* START Supplied material *

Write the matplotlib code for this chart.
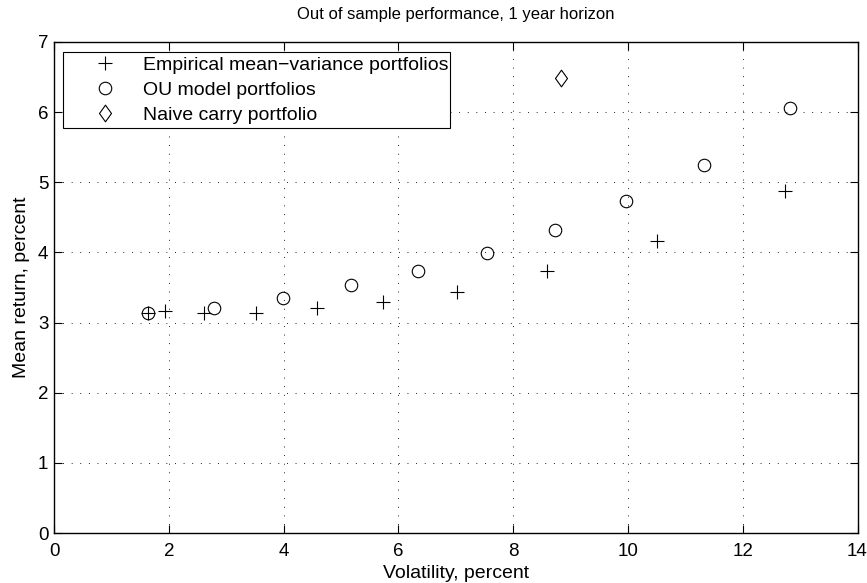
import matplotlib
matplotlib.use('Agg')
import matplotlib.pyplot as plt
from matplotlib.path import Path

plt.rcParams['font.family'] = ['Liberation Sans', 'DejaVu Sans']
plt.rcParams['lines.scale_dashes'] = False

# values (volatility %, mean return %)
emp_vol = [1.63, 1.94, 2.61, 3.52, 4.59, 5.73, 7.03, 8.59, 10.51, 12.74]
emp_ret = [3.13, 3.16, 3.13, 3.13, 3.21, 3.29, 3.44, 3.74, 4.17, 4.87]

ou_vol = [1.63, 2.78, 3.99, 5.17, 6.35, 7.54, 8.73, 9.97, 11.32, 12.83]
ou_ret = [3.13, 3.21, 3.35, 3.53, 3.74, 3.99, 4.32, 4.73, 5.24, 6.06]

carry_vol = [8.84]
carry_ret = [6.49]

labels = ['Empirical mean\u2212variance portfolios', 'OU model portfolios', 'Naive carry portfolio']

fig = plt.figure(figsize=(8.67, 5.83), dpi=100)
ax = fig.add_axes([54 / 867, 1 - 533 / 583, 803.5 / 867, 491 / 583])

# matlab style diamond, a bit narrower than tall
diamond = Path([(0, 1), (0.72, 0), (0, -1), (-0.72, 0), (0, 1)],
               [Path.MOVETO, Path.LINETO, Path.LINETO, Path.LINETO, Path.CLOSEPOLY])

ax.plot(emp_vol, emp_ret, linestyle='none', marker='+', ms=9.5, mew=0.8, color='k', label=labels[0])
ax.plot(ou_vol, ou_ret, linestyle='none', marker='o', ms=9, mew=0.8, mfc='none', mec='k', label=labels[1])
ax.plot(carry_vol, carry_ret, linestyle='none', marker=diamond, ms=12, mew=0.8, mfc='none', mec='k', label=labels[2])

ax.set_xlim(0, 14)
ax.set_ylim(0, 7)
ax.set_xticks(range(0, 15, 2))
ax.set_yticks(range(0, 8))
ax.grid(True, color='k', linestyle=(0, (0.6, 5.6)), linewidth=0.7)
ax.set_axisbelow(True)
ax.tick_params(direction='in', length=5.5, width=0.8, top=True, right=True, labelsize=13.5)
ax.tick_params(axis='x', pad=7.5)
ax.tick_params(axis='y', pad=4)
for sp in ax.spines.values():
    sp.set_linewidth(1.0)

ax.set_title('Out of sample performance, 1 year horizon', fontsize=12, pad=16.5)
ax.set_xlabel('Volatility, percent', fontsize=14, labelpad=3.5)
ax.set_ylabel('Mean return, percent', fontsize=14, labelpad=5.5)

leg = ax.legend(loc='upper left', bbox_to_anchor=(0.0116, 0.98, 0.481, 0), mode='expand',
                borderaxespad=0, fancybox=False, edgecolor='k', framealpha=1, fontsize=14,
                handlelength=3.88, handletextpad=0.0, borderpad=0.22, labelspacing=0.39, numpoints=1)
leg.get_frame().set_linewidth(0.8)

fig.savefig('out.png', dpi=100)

* END Supplied material *

Everything from the first line of the listing above through the line that contains "plt.rcParams['lines.scale_dashes'] = False" is to be restated word for word, minus the pictures.

Write the matplotlib code for this chart.
import matplotlib
matplotlib.use('Agg')
import matplotlib.pyplot as plt
from matplotlib.path import Path

plt.rcParams['font.family'] = ['Liberation Sans', 'DejaVu Sans']
plt.rcParams['lines.scale_dashes'] = False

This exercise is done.